> _Dataset excerpt_:
——

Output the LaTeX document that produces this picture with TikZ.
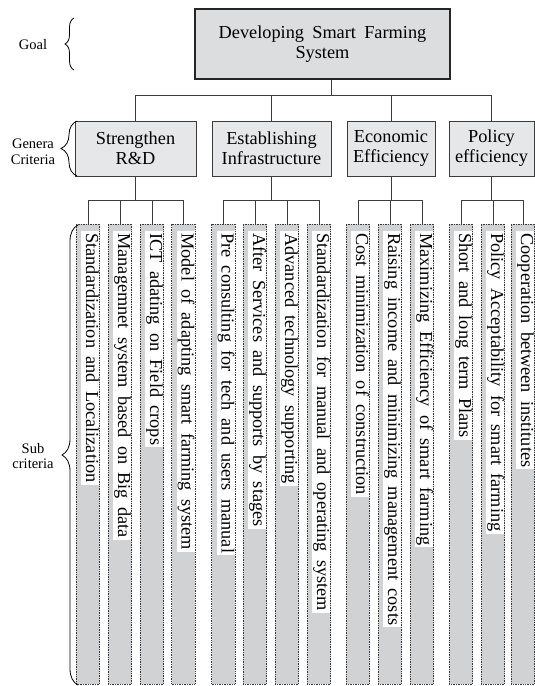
\documentclass[tikz,border=0pt]{standalone}
\usepackage{fontspec}
\setmainfont{Liberation Serif}[WordSpace=1.8]
\usetikzlibrary{decorations.pathreplacing}
\definecolor{goalgray}{RGB}{220,221,223}
\definecolor{critgray}{RGB}{230,231,233}
\definecolor{colgray}{RGB}{209,210,212}
\definecolor{inkgray}{RGB}{60,60,60}

\begin{document}
\begin{tikzpicture}[x=1pt, y=-1pt,
    goalbox/.style={draw=black!85, line width=2.2pt, fill=goalgray, minimum width=255pt, minimum height=70pt, align=center, font=\fontsize{18.3}{20}\selectfont},
    critbox/.style={draw=inkgray, line width=0.8pt, fill=critgray, minimum height=55pt, align=center, inner sep=1pt, font=\fontsize{18.3}{20}\selectfont},
    subcol/.style={draw=inkgray, densely dotted, line width=0.7pt, fill=colgray, minimum width=23.5pt, minimum height=460pt, inner sep=0pt},
    subtext/.style={rotate=-90, anchor=north west, fill=white, inner xsep=2pt, inner ysep=0.6pt, text height=12.6pt, text depth=4.2pt, font=\fontsize{18.3}{20}\selectfont},
    level/.style={align=center, font=\fontsize{14.5}{15.5}\selectfont},
    link/.style={draw=inkgray, line width=0.8pt},
    lbrace/.style={decorate, decoration={brace, amplitude=#1}, line width=0.8pt}]
    \useasboundingbox (0,0) rectangle (535,686);

    % Goal
    \node[goalbox] (goal) at (322.5,44) {Developing Smart Farming\\System};

    % General criteria
    \node[critbox, minimum width=121pt] (c1) at (135.5,148.5) {Strengthen\\R\&D};
    \node[critbox, minimum width=119pt] (c2) at (271.5,148.5) {Establishing\\Infrastructure};
    \node[critbox, minimum width=88pt] (c3) at (391,148.5) {Economic\\Efficiency};
    \node[critbox, minimum width=85pt] (c4) at (491.5,148.5) {Policy\\efficiency};

    % Sub criteria columns
    \foreach \x [count=\i] in {88,120,152,183.5,223.5,255,287,319,358,390,422,461,493,523} {
        \node[subcol] (s\i) at (\x,454) {};
    }
    \foreach \i/\t in {1/Standardization and Localization,
                       2/Managemnet system based on Big data,
                       3/ICT adating on Field crops,
                       4/Model of adapting smart farming system,
                       5/Pre consulting for tech and users manual,
                       6/After Services and supports by stages,
                       7/Advanced technology supporting,
                       8/Standardization for manual and operating system,
                       9/Cost minimization of construction,
                       10/Raising income and minimizing management costs,
                       11/Maximizing Efficiency of smart farming,
                       12/Short and long term Plans,
                       13/Policy Acceptability for smart farming,
                       14/Cooperation between institutes} {
        \node[subtext] (t\i) at ([xshift=-0.5pt, yshift=-7.5pt]s\i.north east) {\t};
    }

    % Level labels
    \node[level] (lgoal) at (33,45) {Goal};
    \node[level] (lcrit) at (33,152) {Genera\\Criteria};
    \node[level] (lsub) at (33,456) {Sub\\criteria};
    \draw[lbrace=9pt] (74,70) -- (74,18);
    \draw[lbrace=16pt] (77,176) -- (77,121);
    \draw[lbrace=16pt] (78,685) -- (78,225);

    % Connections
    \coordinate (gfoot) at ([xshift=8.5pt]goal.south);
    \coordinate (toprail) at (0,95);
    \coordinate (subrail) at (0,200.5);
    \foreach \c in {1,...,4} {
        \draw[link] (gfoot) -- (gfoot |- toprail) -| (c\c.north);
    }
    \foreach \c/\a/\b in {1/1/4, 2/5/8, 3/9/11, 4/12/14} {
        \foreach \j in {\a,...,\b} {
            \draw[link] (c\c.south) -- (c\c.south |- subrail) -| (s\j.north);
        }
    }
\end{tikzpicture}
\end{document}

——

> _Challenge_:
Repeat the full listing above exactly, with no pictures in the copy.

> _Answer_:
Output the LaTeX document that produces this picture with TikZ.
\documentclass[tikz,border=0pt]{standalone}
\usepackage{fontspec}
\setmainfont{Liberation Serif}[WordSpace=1.8]
\usetikzlibrary{decorations.pathreplacing}
\definecolor{goalgray}{RGB}{220,221,223}
\definecolor{critgray}{RGB}{230,231,233}
\definecolor{colgray}{RGB}{209,210,212}
\definecolor{inkgray}{RGB}{60,60,60}

\begin{document}
\begin{tikzpicture}[x=1pt, y=-1pt,
    goalbox/.style={draw=black!85, line width=2.2pt, fill=goalgray, minimum width=255pt, minimum height=70pt, align=center, font=\fontsize{18.3}{20}\selectfont},
    critbox/.style={draw=inkgray, line width=0.8pt, fill=critgray, minimum height=55pt, align=center, inner sep=1pt, font=\fontsize{18.3}{20}\selectfont},
    subcol/.style={draw=inkgray, densely dotted, line width=0.7pt, fill=colgray, minimum width=23.5pt, minimum height=460pt, inner sep=0pt},
    subtext/.style={rotate=-90, anchor=north west, fill=white, inner xsep=2pt, inner ysep=0.6pt, text height=12.6pt, text depth=4.2pt, font=\fontsize{18.3}{20}\selectfont},
    level/.style={align=center, font=\fontsize{14.5}{15.5}\selectfont},
    link/.style={draw=inkgray, line width=0.8pt},
    lbrace/.style={decorate, decoration={brace, amplitude=#1}, line width=0.8pt}]
    \useasboundingbox (0,0) rectangle (535,686);

    % Goal
    \node[goalbox] (goal) at (322.5,44) {Developing Smart Farming\\System};

    % General criteria
    \node[critbox, minimum width=121pt] (c1) at (135.5,148.5) {Strengthen\\R\&D};
    \node[critbox, minimum width=119pt] (c2) at (271.5,148.5) {Establishing\\Infrastructure};
    \node[critbox, minimum width=88pt] (c3) at (391,148.5) {Economic\\Efficiency};
    \node[critbox, minimum width=85pt] (c4) at (491.5,148.5) {Policy\\efficiency};

    % Sub criteria columns
    \foreach \x [count=\i] in {88,120,152,183.5,223.5,255,287,319,358,390,422,461,493,523} {
        \node[subcol] (s\i) at (\x,454) {};
    }
    \foreach \i/\t in {1/Standardization and Localization,
                       2/Managemnet system based on Big data,
                       3/ICT adating on Field crops,
                       4/Model of adapting smart farming system,
                       5/Pre consulting for tech and users manual,
                       6/After Services and supports by stages,
                       7/Advanced technology supporting,
                       8/Standardization for manual and operating system,
                       9/Cost minimization of construction,
                       10/Raising income and minimizing management costs,
                       11/Maximizing Efficiency of smart farming,
                       12/Short and long term Plans,
                       13/Policy Acceptability for smart farming,
                       14/Cooperation between institutes} {
        \node[subtext] (t\i) at ([xshift=-0.5pt, yshift=-7.5pt]s\i.north east) {\t};
    }

    % Level labels
    \node[level] (lgoal) at (33,45) {Goal};
    \node[level] (lcrit) at (33,152) {Genera\\Criteria};
    \node[level] (lsub) at (33,456) {Sub\\criteria};
    \draw[lbrace=9pt] (74,70) -- (74,18);
    \draw[lbrace=16pt] (77,176) -- (77,121);
    \draw[lbrace=16pt] (78,685) -- (78,225);

    % Connections
    \coordinate (gfoot) at ([xshift=8.5pt]goal.south);
    \coordinate (toprail) at (0,95);
    \coordinate (subrail) at (0,200.5);
    \foreach \c in {1,...,4} {
        \draw[link] (gfoot) -- (gfoot |- toprail) -| (c\c.north);
    }
    \foreach \c/\a/\b in {1/1/4, 2/5/8, 3/9/11, 4/12/14} {
        \foreach \j in {\a,...,\b} {
            \draw[link] (c\c.south) -- (c\c.south |- subrail) -| (s\j.north);
        }
    }
\end{tikzpicture}
\end{document}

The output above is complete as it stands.